▶ TASK BRIEF: Type out the data exactly as given. Skip any image.
• • • • • • •
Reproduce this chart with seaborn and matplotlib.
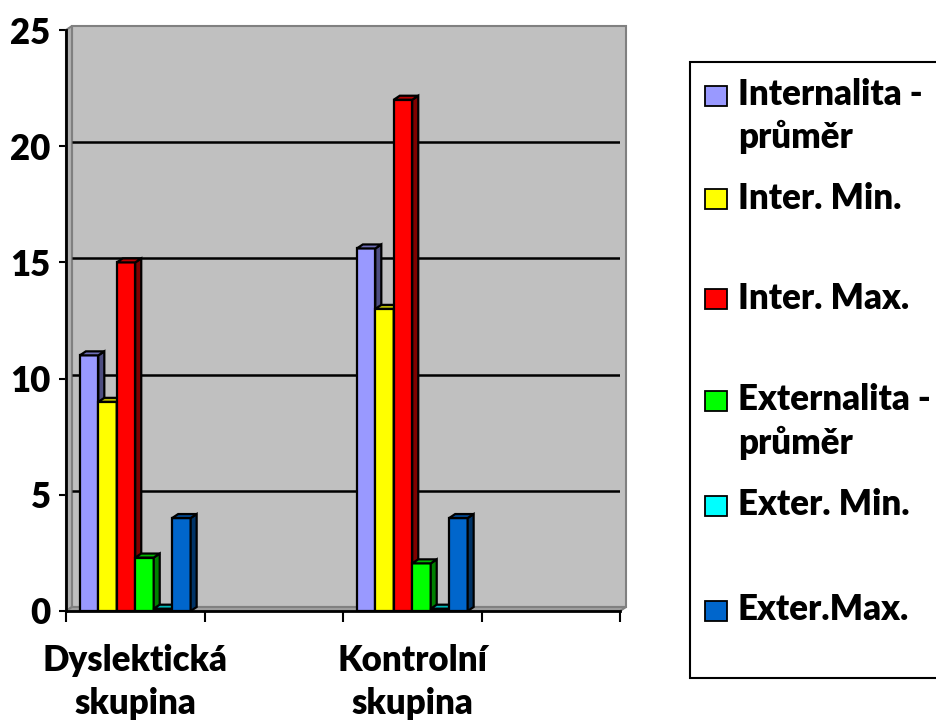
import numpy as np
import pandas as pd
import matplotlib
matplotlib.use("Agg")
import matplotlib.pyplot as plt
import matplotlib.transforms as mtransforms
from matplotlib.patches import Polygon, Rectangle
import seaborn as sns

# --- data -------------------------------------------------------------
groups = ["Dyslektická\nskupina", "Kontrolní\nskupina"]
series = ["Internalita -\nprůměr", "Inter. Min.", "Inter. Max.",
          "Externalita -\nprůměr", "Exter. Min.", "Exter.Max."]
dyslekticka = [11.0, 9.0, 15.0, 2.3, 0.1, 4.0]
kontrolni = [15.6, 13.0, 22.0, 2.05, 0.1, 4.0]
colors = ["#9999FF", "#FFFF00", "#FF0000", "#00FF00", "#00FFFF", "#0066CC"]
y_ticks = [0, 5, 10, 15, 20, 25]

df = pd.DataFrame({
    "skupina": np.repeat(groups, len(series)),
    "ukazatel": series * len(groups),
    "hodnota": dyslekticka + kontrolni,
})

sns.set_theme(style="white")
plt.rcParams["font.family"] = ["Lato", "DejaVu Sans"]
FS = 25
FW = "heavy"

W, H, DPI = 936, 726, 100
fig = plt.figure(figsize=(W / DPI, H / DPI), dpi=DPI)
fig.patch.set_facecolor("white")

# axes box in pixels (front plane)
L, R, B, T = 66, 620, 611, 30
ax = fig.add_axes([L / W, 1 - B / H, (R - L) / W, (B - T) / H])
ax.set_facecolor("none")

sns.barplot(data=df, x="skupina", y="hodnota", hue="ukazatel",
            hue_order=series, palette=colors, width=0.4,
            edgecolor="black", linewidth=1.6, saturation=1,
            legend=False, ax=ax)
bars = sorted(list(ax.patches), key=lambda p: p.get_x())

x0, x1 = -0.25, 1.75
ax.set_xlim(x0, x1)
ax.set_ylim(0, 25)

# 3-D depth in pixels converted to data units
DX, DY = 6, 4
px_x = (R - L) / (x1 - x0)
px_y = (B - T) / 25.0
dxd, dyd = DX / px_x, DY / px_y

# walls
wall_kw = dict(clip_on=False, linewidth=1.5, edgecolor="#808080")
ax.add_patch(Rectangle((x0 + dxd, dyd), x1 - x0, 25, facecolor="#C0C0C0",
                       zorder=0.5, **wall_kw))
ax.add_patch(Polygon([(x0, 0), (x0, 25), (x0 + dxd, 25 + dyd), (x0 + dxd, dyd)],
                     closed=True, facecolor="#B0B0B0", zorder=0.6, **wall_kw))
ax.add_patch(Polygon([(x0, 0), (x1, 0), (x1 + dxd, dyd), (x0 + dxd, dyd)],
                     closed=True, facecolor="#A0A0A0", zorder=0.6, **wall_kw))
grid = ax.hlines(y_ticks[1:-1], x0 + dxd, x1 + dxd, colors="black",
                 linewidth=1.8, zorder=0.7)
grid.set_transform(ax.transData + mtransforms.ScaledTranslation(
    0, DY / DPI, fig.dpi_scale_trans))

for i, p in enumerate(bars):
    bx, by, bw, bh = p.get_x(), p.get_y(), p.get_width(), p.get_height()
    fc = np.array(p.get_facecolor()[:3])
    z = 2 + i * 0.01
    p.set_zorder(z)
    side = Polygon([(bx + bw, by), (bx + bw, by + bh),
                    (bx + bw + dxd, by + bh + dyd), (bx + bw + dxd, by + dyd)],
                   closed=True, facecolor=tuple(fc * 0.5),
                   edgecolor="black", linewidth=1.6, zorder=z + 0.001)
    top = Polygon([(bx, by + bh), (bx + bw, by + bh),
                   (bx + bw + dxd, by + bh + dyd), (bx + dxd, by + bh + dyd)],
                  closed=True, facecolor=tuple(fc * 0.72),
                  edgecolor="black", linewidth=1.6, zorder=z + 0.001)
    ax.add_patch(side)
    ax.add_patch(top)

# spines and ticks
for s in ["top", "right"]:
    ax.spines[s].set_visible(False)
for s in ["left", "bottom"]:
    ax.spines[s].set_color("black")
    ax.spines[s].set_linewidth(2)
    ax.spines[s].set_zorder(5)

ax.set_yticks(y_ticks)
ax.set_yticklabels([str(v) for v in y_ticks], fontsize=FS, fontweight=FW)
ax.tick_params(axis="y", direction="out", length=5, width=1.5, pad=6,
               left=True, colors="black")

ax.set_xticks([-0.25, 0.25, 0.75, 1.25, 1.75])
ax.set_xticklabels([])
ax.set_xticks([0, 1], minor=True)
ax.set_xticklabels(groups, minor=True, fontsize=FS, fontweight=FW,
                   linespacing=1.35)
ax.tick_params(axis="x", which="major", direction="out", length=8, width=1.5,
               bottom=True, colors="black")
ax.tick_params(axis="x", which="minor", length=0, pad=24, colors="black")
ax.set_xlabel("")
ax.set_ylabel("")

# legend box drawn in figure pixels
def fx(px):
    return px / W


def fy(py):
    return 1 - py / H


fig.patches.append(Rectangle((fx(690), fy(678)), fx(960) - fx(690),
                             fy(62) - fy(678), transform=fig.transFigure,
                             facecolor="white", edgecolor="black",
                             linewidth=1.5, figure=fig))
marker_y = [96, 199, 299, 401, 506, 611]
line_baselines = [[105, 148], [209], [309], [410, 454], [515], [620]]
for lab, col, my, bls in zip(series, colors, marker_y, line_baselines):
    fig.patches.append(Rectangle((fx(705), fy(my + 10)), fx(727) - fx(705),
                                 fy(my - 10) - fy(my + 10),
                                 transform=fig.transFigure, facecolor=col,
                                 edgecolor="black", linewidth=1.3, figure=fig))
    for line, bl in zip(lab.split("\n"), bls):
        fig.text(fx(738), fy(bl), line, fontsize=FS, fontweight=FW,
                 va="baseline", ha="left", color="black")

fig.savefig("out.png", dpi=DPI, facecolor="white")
• • • • • • •
▶ SOLUTION:
Reproduce this chart with seaborn and matplotlib.
import numpy as np
import pandas as pd
import matplotlib
matplotlib.use("Agg")
import matplotlib.pyplot as plt
import matplotlib.transforms as mtransforms
from matplotlib.patches import Polygon, Rectangle
import seaborn as sns

# --- data -------------------------------------------------------------
groups = ["Dyslektická\nskupina", "Kontrolní\nskupina"]
series = ["Internalita -\nprůměr", "Inter. Min.", "Inter. Max.",
          "Externalita -\nprůměr", "Exter. Min.", "Exter.Max."]
dyslekticka = [11.0, 9.0, 15.0, 2.3, 0.1, 4.0]
kontrolni = [15.6, 13.0, 22.0, 2.05, 0.1, 4.0]
colors = ["#9999FF", "#FFFF00", "#FF0000", "#00FF00", "#00FFFF", "#0066CC"]
y_ticks = [0, 5, 10, 15, 20, 25]

df = pd.DataFrame({
    "skupina": np.repeat(groups, len(series)),
    "ukazatel": series * len(groups),
    "hodnota": dyslekticka + kontrolni,
})

sns.set_theme(style="white")
plt.rcParams["font.family"] = ["Lato", "DejaVu Sans"]
FS = 25
FW = "heavy"

W, H, DPI = 936, 726, 100
fig = plt.figure(figsize=(W / DPI, H / DPI), dpi=DPI)
fig.patch.set_facecolor("white")

# axes box in pixels (front plane)
L, R, B, T = 66, 620, 611, 30
ax = fig.add_axes([L / W, 1 - B / H, (R - L) / W, (B - T) / H])
ax.set_facecolor("none")

sns.barplot(data=df, x="skupina", y="hodnota", hue="ukazatel",
            hue_order=series, palette=colors, width=0.4,
            edgecolor="black", linewidth=1.6, saturation=1,
            legend=False, ax=ax)
bars = sorted(list(ax.patches), key=lambda p: p.get_x())

x0, x1 = -0.25, 1.75
ax.set_xlim(x0, x1)
ax.set_ylim(0, 25)

# 3-D depth in pixels converted to data units
DX, DY = 6, 4
px_x = (R - L) / (x1 - x0)
px_y = (B - T) / 25.0
dxd, dyd = DX / px_x, DY / px_y

# walls
wall_kw = dict(clip_on=False, linewidth=1.5, edgecolor="#808080")
ax.add_patch(Rectangle((x0 + dxd, dyd), x1 - x0, 25, facecolor="#C0C0C0",
                       zorder=0.5, **wall_kw))
ax.add_patch(Polygon([(x0, 0), (x0, 25), (x0 + dxd, 25 + dyd), (x0 + dxd, dyd)],
                     closed=True, facecolor="#B0B0B0", zorder=0.6, **wall_kw))
ax.add_patch(Polygon([(x0, 0), (x1, 0), (x1 + dxd, dyd), (x0 + dxd, dyd)],
                     closed=True, facecolor="#A0A0A0", zorder=0.6, **wall_kw))
grid = ax.hlines(y_ticks[1:-1], x0 + dxd, x1 + dxd, colors="black",
                 linewidth=1.8, zorder=0.7)
grid.set_transform(ax.transData + mtransforms.ScaledTranslation(
    0, DY / DPI, fig.dpi_scale_trans))

for i, p in enumerate(bars):
    bx, by, bw, bh = p.get_x(), p.get_y(), p.get_width(), p.get_height()
    fc = np.array(p.get_facecolor()[:3])
    z = 2 + i * 0.01
    p.set_zorder(z)
    side = Polygon([(bx + bw, by), (bx + bw, by + bh),
                    (bx + bw + dxd, by + bh + dyd), (bx + bw + dxd, by + dyd)],
                   closed=True, facecolor=tuple(fc * 0.5),
                   edgecolor="black", linewidth=1.6, zorder=z + 0.001)
    top = Polygon([(bx, by + bh), (bx + bw, by + bh),
                   (bx + bw + dxd, by + bh + dyd), (bx + dxd, by + bh + dyd)],
                  closed=True, facecolor=tuple(fc * 0.72),
                  edgecolor="black", linewidth=1.6, zorder=z + 0.001)
    ax.add_patch(side)
    ax.add_patch(top)

# spines and ticks
for s in ["top", "right"]:
    ax.spines[s].set_visible(False)
for s in ["left", "bottom"]:
    ax.spines[s].set_color("black")
    ax.spines[s].set_linewidth(2)
    ax.spines[s].set_zorder(5)

ax.set_yticks(y_ticks)
ax.set_yticklabels([str(v) for v in y_ticks], fontsize=FS, fontweight=FW)
ax.tick_params(axis="y", direction="out", length=5, width=1.5, pad=6,
               left=True, colors="black")

ax.set_xticks([-0.25, 0.25, 0.75, 1.25, 1.75])
ax.set_xticklabels([])
ax.set_xticks([0, 1], minor=True)
ax.set_xticklabels(groups, minor=True, fontsize=FS, fontweight=FW,
                   linespacing=1.35)
ax.tick_params(axis="x", which="major", direction="out", length=8, width=1.5,
               bottom=True, colors="black")
ax.tick_params(axis="x", which="minor", length=0, pad=24, colors="black")
ax.set_xlabel("")
ax.set_ylabel("")

# legend box drawn in figure pixels
def fx(px):
    return px / W


def fy(py):
    return 1 - py / H


fig.patches.append(Rectangle((fx(690), fy(678)), fx(960) - fx(690),
                             fy(62) - fy(678), transform=fig.transFigure,
                             facecolor="white", edgecolor="black",
                             linewidth=1.5, figure=fig))
marker_y = [96, 199, 299, 401, 506, 611]
line_baselines = [[105, 148], [209], [309], [410, 454], [515], [620]]
for lab, col, my, bls in zip(series, colors, marker_y, line_baselines):
    fig.patches.append(Rectangle((fx(705), fy(my + 10)), fx(727) - fx(705),
                                 fy(my - 10) - fy(my + 10),
                                 transform=fig.transFigure, facecolor=col,
                                 edgecolor="black", linewidth=1.3, figure=fig))
    for line, bl in zip(lab.split("\n"), bls):
        fig.text(fx(738), fy(bl), line, fontsize=FS, fontweight=FW,
                 va="baseline", ha="left", color="black")

fig.savefig("out.png", dpi=DPI, facecolor="white")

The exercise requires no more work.